El capitán del vapor dejó a los expedicionarios considerablemente lejos de la costa cubana, en noche oscura y tormentosa, y tuvieron que remar denodadamente. Así llegaron, como escribió Martí en su Diario de campaña, a “La Playita, al pie de Cajobabo”. Para él lo decisivo fue estar ya en la patria, para combatir por ella, y su estado de ánimo lo plasmó en el mismo Diario: “Salto. Dicha grande”.
Consumaba lo que en carta del 25 de marzo había escrito a Federico Henríquez y Carvajal: “Ahora hay que dar respeto y sentido humano y amable, al sacrificio”. Si esa aspiración había sido norma natural de su vida, en campaña lo sería especialmente. A Carmen Miyares le escribió el 16 de abril: “Solo la luz es comparable a mi felicidad”. Nada de temeridad irresponsable ni afán suicida, que habría sido renunciar a la consumación de los ideales que abrazó desde la infancia.
Su muerte fue un duro golpe para la causa independentista. Sin él, nada sería ya igual. Ni la constitución de la República en Armas, meta a la que se dirigía cuando el día antes de caer en combate le escribió a Manuel Mercado: “seguimos camino al centro de la Isla, a deponer yo, ante la revolución que he hecho alzar, la autoridad que la emigración me dio, y se acató adentro, y debe renovar conforme a su estado nuevo, una asamblea de delegados del pueblo cubano visible, de los revolucionarios en armas”.

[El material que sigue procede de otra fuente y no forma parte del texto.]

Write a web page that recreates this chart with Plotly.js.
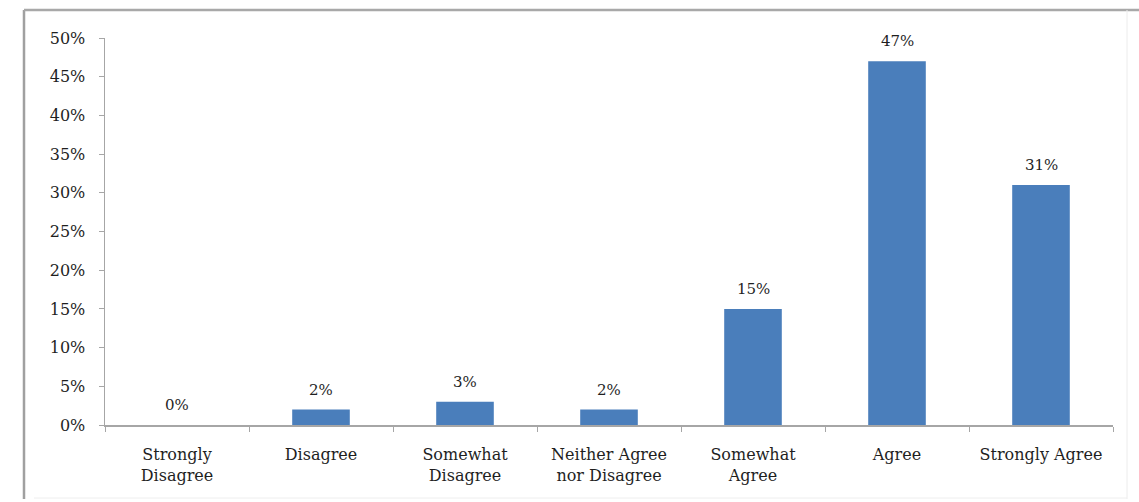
<!DOCTYPE html>
<html>
<head>
<meta charset="utf-8">
<script src="https://cdn.plot.ly/plotly-3.0.1.min.js"></script>
<style>
  html, body { margin: 0; padding: 0; background: #fff; }
  #chart { width: 1139px; height: 502px; }
</style>
</head>
<body>
<div id="chart"></div>
<script>
const categories = ["Strongly<br>Disagree", "Disagree", "Somewhat<br>Disagree", "Neither Agree<br>nor Disagree", "Somewhat<br>Agree", "Agree", "Strongly Agree"];
const values = [0, 2, 3, 2, 15, 47, 31];
const valueLabels = ["0%", "2%", "3%", "2%", "15%", "47%", "31%"];

const fontFamily = "DejaVu Serif, Cambria, serif";
const textColor = "#1f1f1f";
const axisColor = "#a6a6a6";

const trace = {
  type: "bar",
  x: categories,
  y: values,
  marker: { color: "#4a7ebb", line: { width: 0 } },
  hoverinfo: "skip"
};

const annotations = categories.map((c, i) => ({
  x: c, y: values[i], xref: "x", yref: "y",
  text: valueLabels[i], showarrow: false,
  yanchor: "middle", yshift: 20,
  font: { family: fontFamily, size: 15, color: textColor }
}));

const L = 105, R = 26, T = 38, B = 77, W = 1139, H = 502;
const pw = W - L - R, ph = H - T - B;
const px = v => (v - L) / pw;
const py = v => (H - B - v) / ph;

const shapes = [
  { type: "line", xref: "paper", yref: "paper", x0: px(24), x1: px(24), y0: py(499), y1: py(10), line: { color: "#a0a0a0", width: 2.5 } },
  { type: "line", xref: "paper", yref: "paper", x0: px(24), x1: px(1139), y0: py(10), y1: py(10), line: { color: "#a8a8a8", width: 2.5 } },
  { type: "line", xref: "paper", yref: "paper", x0: px(1127), x1: px(1127), y0: py(499), y1: py(10), line: { color: "#ececec", width: 1 } },
  { type: "line", xref: "paper", yref: "paper", x0: px(34), x1: px(1127), y0: py(498), y1: py(498), line: { color: "#eeeeee", width: 1 } }
];

const layout = {
  width: W, height: H,
  margin: { l: L, r: R, t: T, b: B },
  paper_bgcolor: "#ffffff", plot_bgcolor: "#ffffff",
  showlegend: false,
  bargap: 0.6,
  xaxis: {
    type: "category",
    showline: true, linecolor: axisColor, linewidth: 1.5,
    ticks: "outside", tickson: "boundaries", ticklen: 5, tickcolor: axisColor,
    ticklabelstandoff: 14,
    tickfont: { family: fontFamily, size: 16, color: textColor },
    showgrid: false, zeroline: false, fixedrange: true
  },
  yaxis: {
    range: [0, 50], dtick: 5, ticksuffix: "%",
    showline: true, linecolor: axisColor, linewidth: 1.5,
    ticks: "outside", ticklen: 5, tickcolor: axisColor,
    ticklabelstandoff: 10,
    tickfont: { family: fontFamily, size: 16, color: textColor },
    showgrid: false, zeroline: false, fixedrange: true
  },
  annotations: annotations,
  shapes: shapes
};

Plotly.newPlot("chart", [trace], layout, { displayModeBar: false, staticPlot: true });
</script>
</body>
</html>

Fuera de esa asamblea ninguna autoridad podría decidir que él saliera de Cuba, a lo que vale inferir que apuntan líneas posteriores, y vale por lo menos plantearse a quién podría habérsele confiado la conducción política de la contienda, si no a él, que la había hecho posible. No obstante, escribe también a Mercado: “en cuanto a formas, caben muchas ideas, y las cosas de hombres, hombres son quienes las hacen. Me conoce. En mí, solo defenderé lo que tengo yo por garantía o servicio de la revolución. Sé desaparecer. Pero no desaparecería mi pensamiento, ni me agriaría mi oscuridad.—Y en cuanto tengamos forma, obraremos, cúmplame esto a mí, o a otros.
Pero muerto él, el Partido Revolucionario Cubano cayó en malas manos. Solo si se ignora, o se quiere ignorar, lo trazado por el propio Martí en los Estatutos del Partido —titulados secretos, pero públicos desde el comienzo—, se puede decir que él dejó indicaciones de preferencia personal para que lo sustituyeran si moría. Dichos Estatutos fijaban cómo llevar a cabo esa sustitución, y él mismo insistió en que solo aquella asamblea en armas podía decidir cuál sería no solo su papel personal en la república que se constituyese, sino el destino del propio partido, cuyas funciones era natural esperar que se ajustaran a las exigencias de la guerra.
Uno de los modos de rendirle homenaje al creador de esa organización puede hallarse en valorar lo que su muerte significó no únicamente para su patria, sino para nuestra América y el mundo todo. Procede recordar el papel que él vio en las Antillas —vale decir: particularmente en Cuba y en Puerto Rico, aún entonces colonias de España— para poner contención al expansionismo de los Estados Unidos.
Su plan revolucionario —al que él se refirió en la carta citada a Henríquez y Carvajal cuando escribió: “Yo alzaré el mundo”— era abarcador y orgánico: “Las Antillas libres salvarán la independencia de nuestra América, y el honor ya dudoso y lastimado de la América inglesa, y acaso acelerarán y fijarán el equilibrio del mundo”. Lo había expresado públicamente de diversos modos, y casi con idénticas palabras en “El tercer año del Partido Revolucionario Cubano”, artículo aparecido en Patria el 17 de abril de 1894, y cuyo subtítulo encarnaba todo un programa: “El alma de la revolución, y el deber de Cuba en América”.
Que cálculos pragmáticos, en el camino del positivismo que el propio Martí refutó, conjeturasen que ese era un programa irrealizable —aún hoy está por cumplirse—, no negaría, sino enfatizaría, la grandeza y la claridad de miras e ideales de quien lo trazó y lo hizo suyo. De su importancia, si se trata de citar datos empíricos que embriaguen a positivistas y pragmáticos, vale mencionar, entre otros, el siguiente.
A diferencia de Puerto Rico, cuyo pueblo tanto aportó a la lucha independentista cubana —aunque circunstancias diversas lo desviaron de defender con las armas su propia emancipación—, Cuba logró revertir a partir de 1959 la dominación que los Estados Unidos le habían impuesto desde 1902. Y ese logro, que perdura, no fue un capricho del azar, sino fruto de haberse Cuba alzado en armas por su independencia, como hizo el 24 de febrero de 1895 en virtud de la orden de alzamiento firmada por Martí.
Son lecciones para recordar no solo en efemérides concretas, sino siempre, y aún más cuando la guerra de pensamiento que se nos hace es más feroz y desvergonzada que nunca antes, y, por mucha paz que queramos defender, no está clausurada la necesidad de acudir también a las trincheras de piedra. También por ello el reclamo de unidad entre las filas revolucionarias sigue siendo urgente hoy.